-- start DATA FOR THIS EXERCISE --
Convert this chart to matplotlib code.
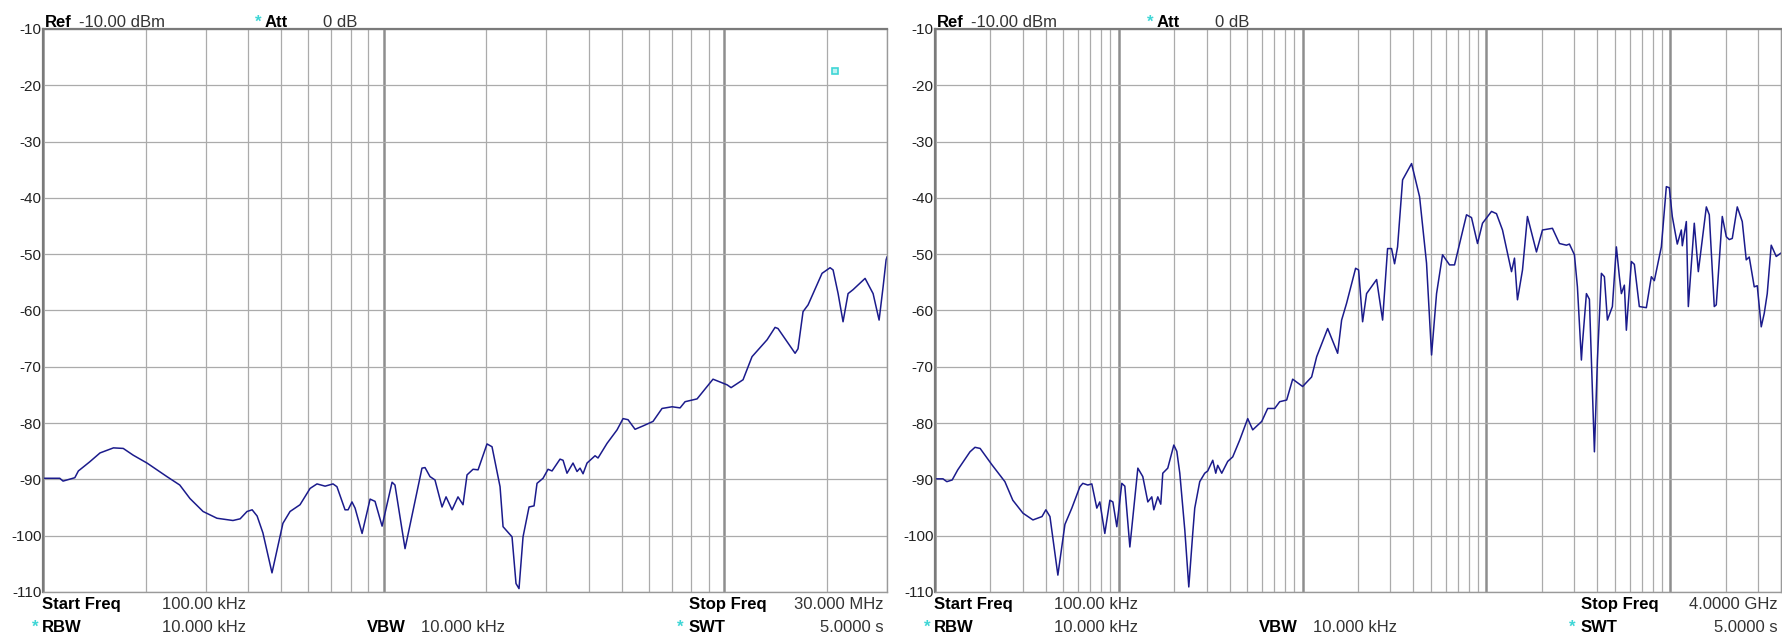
import matplotlib
matplotlib.use("Agg")
import matplotlib.pyplot as plt
from matplotlib.ticker import LogLocator, NullFormatter

plt.rcParams['font.family'] = ['Liberation Sans', 'DejaVu Sans']

# left sweep: 100 kHz .. 30 MHz  (frequency in MHz, level in dBm)
freq_a = [0.100, 0.112, 0.1145, 0.124, 0.127, 0.137, 0.147, 0.161, 0.172, 0.184,
          0.202, 0.231, 0.252, 0.270, 0.295, 0.324, 0.361, 0.379, 0.397, 0.411,
          0.425, 0.442, 0.470, 0.506, 0.531, 0.568, 0.608, 0.637, 0.673, 0.710,
          0.729, 0.770, 0.786, 0.807, 0.824, 0.864, 0.912, 0.943, 0.989, 1.058,
          1.079, 1.155, 1.295, 1.322, 1.367, 1.414, 1.483, 1.524, 1.587, 1.652,
          1.709, 1.756, 1.829, 1.892, 2.010, 2.079, 2.195, 2.240, 2.380, 2.445,
          2.495, 2.564, 2.670, 2.762, 2.818, 2.935, 3.036, 3.119, 3.292, 3.360,
          3.451, 3.594, 3.693, 3.769, 3.846, 3.951, 4.171, 4.256, 4.523, 4.840,
          5.040, 5.213, 5.466, 5.770, 6.172, 6.559, 7.020, 7.410, 7.664, 8.312,
          9.257, 10.18, 10.46, 11.34, 12.05, 13.34, 14.08, 14.36, 16.12, 16.44,
          17.01, 17.60, 19.34, 20.42, 20.84, 21.56, 22.29, 23.06, 23.85, 25.87,
          27.31, 28.44, 29.22, 29.82, 30.0]
level_a = [-89.8, -89.8, -90.3, -89.7, -88.5, -86.9, -85.3, -84.4, -84.5, -85.7,
           -87.1, -89.5, -91.0, -93.4, -95.7, -96.9, -97.3, -97.0, -95.7, -95.4,
           -96.5, -99.5, -106.6, -97.8, -95.7, -94.5, -91.6, -90.8, -91.2, -90.8,
           -91.3, -95.4, -95.4, -94.0, -95.1, -99.6, -93.5, -93.9, -98.3, -90.5,
           -91.0, -102.3, -88.0, -87.9, -89.5, -90.1, -94.9, -93.1, -95.4, -93.1,
           -94.5, -89.2, -88.2, -88.3, -83.7, -84.2, -91.3, -98.4, -100.2, -108.5,
           -109.4, -100.2, -94.9, -94.7, -90.7, -89.8, -88.2, -88.5, -86.4, -86.6,
           -88.9, -87.1, -88.6, -88.0, -89.0, -87.1, -85.8, -86.2, -83.6, -81.2,
           -79.2, -79.4, -81.1, -80.5, -79.7, -77.4, -77.1, -77.3, -76.2, -75.7,
           -72.2, -73.2, -73.7, -72.3, -68.2, -65.2, -63.0, -63.2, -67.6, -66.8,
           -60.2, -59.0, -53.4, -52.4, -52.8, -57.0, -62.0, -57.0, -56.3, -54.3,
           -57.0, -61.7, -55.8, -51.0, -50.5]

# right sweep: 100 kHz .. 4 GHz
freq_b = [0.100, 0.1105, 0.116, 0.124, 0.133, 0.155, 0.165, 0.176, 0.204, 0.240,
          0.265, 0.301, 0.341, 0.382, 0.401, 0.422, 0.438, 0.466, 0.509, 0.555,
          0.614, 0.637, 0.678, 0.713, 0.759, 0.788, 0.839, 0.894, 0.928, 0.975,
          1.038, 1.078, 1.148, 1.269, 1.350, 1.438, 1.511, 1.550, 1.629, 1.691,
          1.734, 1.846, 1.991, 2.067, 2.146, 2.285, 2.402, 2.525, 2.588, 2.755,
          2.933, 3.045, 3.243, 3.367, 3.451, 3.629, 3.912, 4.165, 4.547, 5.025,
          5.349, 5.989, 6.452, 7.045, 7.499, 8.185, 8.824, 10.0, 11.19, 11.92,
          13.68, 15.50, 16.29, 17.34, 19.41, 20.15, 21.19, 22.27, 25.25, 27.22,
          28.97, 30.45, 31.62, 32.83, 34.96, 39.13, 43.25, 47.19, 50.25, 53.50,
          57.67, 62.96, 67.01, 77.86, 82.89, 89.36, 95.13, 106.5, 113.3, 122.2,
          136.8, 142.0, 147.4, 157.0, 167.0, 187.0, 201.6, 228.4, 249.4, 272.2,
          282.6, 300.8, 312.3, 328.3, 332.4, 349.6, 362.9, 386.4, 401.2, 421.7,
          437.8, 454.7, 484.0, 508.8, 528.3, 541.7, 562.3, 576.6, 613.8, 637.2,
          678.3, 740.6, 788.4, 818.5, 893.6, 951.3, 987.6, 1025, 1091, 1148,
          1162, 1222, 1253, 1350, 1420, 1570, 1629, 1734, 1778, 1917,
          2016, 2093, 2173, 2313, 2462, 2588, 2687, 2861, 2971, 3123,
          3243, 3367, 3539, 3768, 4000]
level_b = [-89.9, -89.9, -90.4, -90.1, -88.3, -85.1, -84.3, -84.5, -87.4, -90.4,
           -93.7, -96.0, -97.2, -96.6, -95.4, -96.6, -100.5, -107.0, -98.0, -95.1,
           -91.3, -90.7, -91.0, -90.8, -95.1, -94.0, -99.6, -93.7, -94.0, -98.4,
           -90.7, -91.2, -102.0, -88.0, -89.5, -94.0, -93.1, -95.4, -93.1, -94.4,
           -88.9, -88.0, -83.9, -85.0, -88.9, -99.0, -109.1, -99.5, -95.1, -90.4,
           -88.9, -88.5, -86.6, -88.9, -87.5, -88.9, -86.8, -86.0, -83.0, -79.2,
           -81.2, -79.7, -77.4, -77.4, -76.2, -75.9, -72.2, -73.5, -71.8, -68.2,
           -63.2, -67.6, -61.7, -58.7, -52.5, -52.8, -62.0, -57.0, -54.5, -61.7,
           -49.0, -49.0, -51.7, -48.7, -36.8, -33.9, -39.8, -51.6, -67.9, -57.0,
           -50.1, -51.9, -51.9, -43.0, -43.5, -48.1, -44.5, -42.4, -42.8, -45.7,
           -53.1, -50.7, -58.1, -52.8, -43.3, -49.6, -45.7, -45.4, -48.1, -48.4,
           -48.2, -50.1, -55.8, -68.8, -66.0, -57.0, -58.0, -85.1, -68.8, -53.4,
           -54.0, -61.7, -59.3, -48.7, -54.0, -57.0, -55.5, -63.5, -51.3, -51.8,
           -59.3, -59.5, -54.0, -54.7, -48.7, -38.0, -38.2, -43.3, -48.2, -45.7,
           -48.5, -44.2, -59.3, -44.5, -53.1, -41.6, -43.0, -59.3, -59.0, -43.3,
           -46.9, -47.4, -47.2, -41.6, -44.2, -51.0, -50.5, -55.8, -55.6, -62.9,
           -60.5, -57.0, -48.4, -50.4, -49.8]

y_ticks = [-10, -20, -30, -40, -50, -60, -70, -80, -90, -100, -110]
marker_a = (21.1, -17.4)

panels = [
    dict(f=freq_a, y=level_a, stop=30.0, stop_txt="30.000 MHz", left=43, width=844),
    dict(f=freq_b, y=level_b, stop=4000.0, stop_txt="4.0000 GHz", left=935, width=846),
]

W, H = 1783, 637
fig = plt.figure(figsize=(W / 100, H / 100), dpi=100)
top, bottom = 29, 592

trace_col = "#1b1b8c"
cyan = "#3fd6d6"
txt_col = "#333333"


def px_text(x, y, s, **kw):
    fig.text(x / W, 1 - y / H, s, **kw)


for p in panels:
    ax = fig.add_axes([p["left"] / W, 1 - bottom / H, p["width"] / W, (bottom - top) / H])
    ax.plot(p["f"], p["y"], color=trace_col, lw=1.1)
    ax.set_xscale("log")
    ax.set_xlim(0.1, p["stop"])
    ax.set_ylim(-110, -10)
    ax.set_yticks(y_ticks)
    ax.set_yticklabels([str(v) for v in y_ticks], fontsize=11, color="#222222")
    ax.xaxis.set_major_locator(LogLocator(base=10))
    ax.xaxis.set_minor_locator(LogLocator(base=10, subs=range(2, 10)))
    ax.xaxis.set_major_formatter(NullFormatter())
    ax.xaxis.set_minor_formatter(NullFormatter())
    ax.tick_params(which="both", length=0, pad=1)
    ax.grid(axis="x", which="major", color="#8e8e8e", lw=1.8)
    ax.grid(axis="x", which="minor", color="#ababab", lw=0.9)
    ax.grid(axis="y", which="major", color="#ababab", lw=0.9)
    for side in ["top", "left"]:
        ax.spines[side].set_color("#7a7a7a")
        ax.spines[side].set_linewidth(1.6)
    for side in ["bottom", "right"]:
        ax.spines[side].set_color("#9a9a9a")
        ax.spines[side].set_linewidth(1.0)

    L = p["left"]
    R = p["left"] + p["width"]
    fs = 12
    px_text(L + 2, 27, "Ref", fontsize=fs, fontweight="bold", va="baseline")
    px_text(L + 36, 27, "-10.00 dBm", fontsize=fs, color=txt_col, va="baseline")
    px_text(L + 212, 27, "*", fontsize=fs, color=cyan, fontweight="bold", va="baseline")
    px_text(L + 222, 27, "Att", fontsize=fs, fontweight="bold", va="baseline")
    px_text(L + 280, 27, "0 dB", fontsize=fs, color=txt_col, va="baseline")

    px_text(L - 1, 609, "Start Freq", fontsize=fs, fontweight="bold", va="baseline")
    px_text(L + 119, 609, "100.00 kHz", fontsize=fs, color=txt_col, va="baseline")
    px_text(L + 646, 609, "Stop Freq", fontsize=fs, fontweight="bold", va="baseline")
    px_text(R - 3, 609, p["stop_txt"], fontsize=fs, color=txt_col, va="baseline", ha="right")

    px_text(L - 11, 632, "*", fontsize=fs, color=cyan, fontweight="bold", va="baseline")
    px_text(L - 1, 632, "RBW", fontsize=fs, fontweight="bold", va="baseline")
    px_text(L + 119, 632, "10.000 kHz", fontsize=fs, color=txt_col, va="baseline")
    px_text(L + 324, 632, "VBW", fontsize=fs, fontweight="bold", va="baseline")
    px_text(L + 378, 632, "10.000 kHz", fontsize=fs, color=txt_col, va="baseline")
    px_text(L + 634, 632, "*", fontsize=fs, color=cyan, fontweight="bold", va="baseline")
    px_text(L + 646, 632, "SWT", fontsize=fs, fontweight="bold", va="baseline")
    px_text(R - 3, 632, "5.0000 s", fontsize=fs, color=txt_col, va="baseline", ha="right")

    if p["f"] is freq_a:
        ax.plot([marker_a[0]], [marker_a[1]], marker="s", ms=5, mfc="#bff3f3",
                mec=cyan, mew=1.2, linestyle="none")

fig.savefig("out.png", dpi=100)
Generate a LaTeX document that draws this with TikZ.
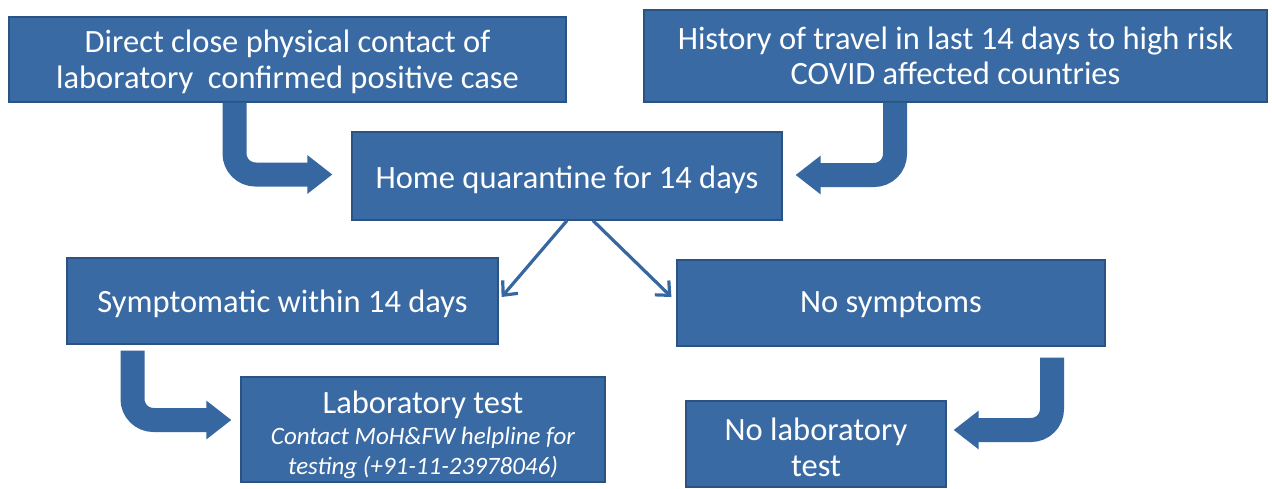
\documentclass[tikz,border=0pt]{standalone}
\usepackage{fontspec}
\setmainfont{Carlito}
\usetikzlibrary{arrows.meta,calc}
\definecolor{boxblue}{RGB}{57,106,163}
\definecolor{boxedge}{RGB}{42,82,130}
\definecolor{arrowblue}{RGB}{54,103,160}
\newcommand{\lowertext}[2]{\raisebox{-#1}[\height][\depth]{#2}}
\begin{document}
\begin{tikzpicture}[x=1pt,y=-1pt,
  box/.style={draw=boxedge, line width=1.2pt, fill=boxblue, text=white, align=center,
    inner sep=0pt, font=\fontsize{32.5}{35.5}\selectfont},
  boxtext/.style={text=white, align=center, inner sep=0pt},
  bentarrow/.style={draw=arrowblue, line width=24pt, rounded corners=21pt,
    -{Triangle[length=25pt,width=37pt]}},
  splitarrow/.style={draw=arrowblue, line width=3.2pt, -{Straight Barb[length=11pt,width=20pt]}}]
\useasboundingbox[fill=white] (0,0) rectangle (1272,488);

\node[box, minimum width=557pt, minimum height=85pt] (b1) at (287.5,59.5)
  {\lowertext{2pt}{\shortstack{Direct close physical contact of\\[5pt]laboratory~ confirmed positive case}}};
\node[box, minimum width=623pt, minimum height=92pt] (b2) at (955.5,56)
  {History of travel in last 14 days to high risk\\COVID affected countries};
\node[box, minimum width=430pt, minimum height=88pt] (hq) at (567,176)
  {\lowertext{4pt}{Home quarantine for 14 days}};
\node[box, minimum width=431pt, minimum height=86pt] (sym) at (282.5,301)
  {\lowertext{3pt}{Symptomatic within 14 days}};
\node[box, minimum width=428pt, minimum height=86pt] (nos) at (891,303)
  {\lowertext{2pt}{No symptoms}};
\node[box, minimum width=364pt, minimum height=105pt] (lab) at (423,429.5) {};
\node[boxtext, font=\fontsize{32.5}{35.5}\selectfont, anchor=base] (labt) at (423,413)
  {Laboratory test};
\node[boxtext, font=\fontsize{25}{30}\selectfont\itshape, anchor=center] (labi) at (423,453)
  {Contact MoH\&FW helpline for\\testing (+91-11-23978046)};
\node[box, minimum width=260pt, minimum height=86pt] (nolab) at (816,444)
  {\lowertext{3pt}{\shortstack{No laboratory\\[7pt]test}}};

\coordinate (a1) at (234.5,0);
\coordinate (a2) at (895,0);
\coordinate (a3) at (132.5,0);
\coordinate (a4) at (1052,0);

\draw[bentarrow] (b1.south -| a1) |- ($(hq.west)+(-19,-1.5)$);
\draw[bentarrow] (b2.south -| a2) |- ($(hq.east)+(13,-1)$);
\draw[bentarrow] ($(sym.south -| a3)+(0,6)$) |- ($(lab.west)+(-9,-9.5)$);
\draw[bentarrow] ($(nos.south -| a4)+(0,11)$) |- ($(nolab.east)+(7,-14)$);

\draw[splitarrow] (hq.south) -- ($(sym.east)+(3,-4)$);
\draw[splitarrow] ($(hq.south)+(26,0)$) -- ($(nos.west)+(-5,-6)$);
\end{tikzpicture}
\end{document}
-- end DATA FOR THIS EXERCISE --
## WHAT TO WORK ON
From the first line above down to the line with "plt.rcParams['font.family'] = ['Liberation", reproduce every line and no others, omitting pictures.

## EXERCISE ANSWER
Convert this chart to matplotlib code.
import matplotlib
matplotlib.use("Agg")
import matplotlib.pyplot as plt
from matplotlib.ticker import LogLocator, NullFormatter

plt.rcParams['font.family'] = ['Liberation Sans', 'DejaVu Sans']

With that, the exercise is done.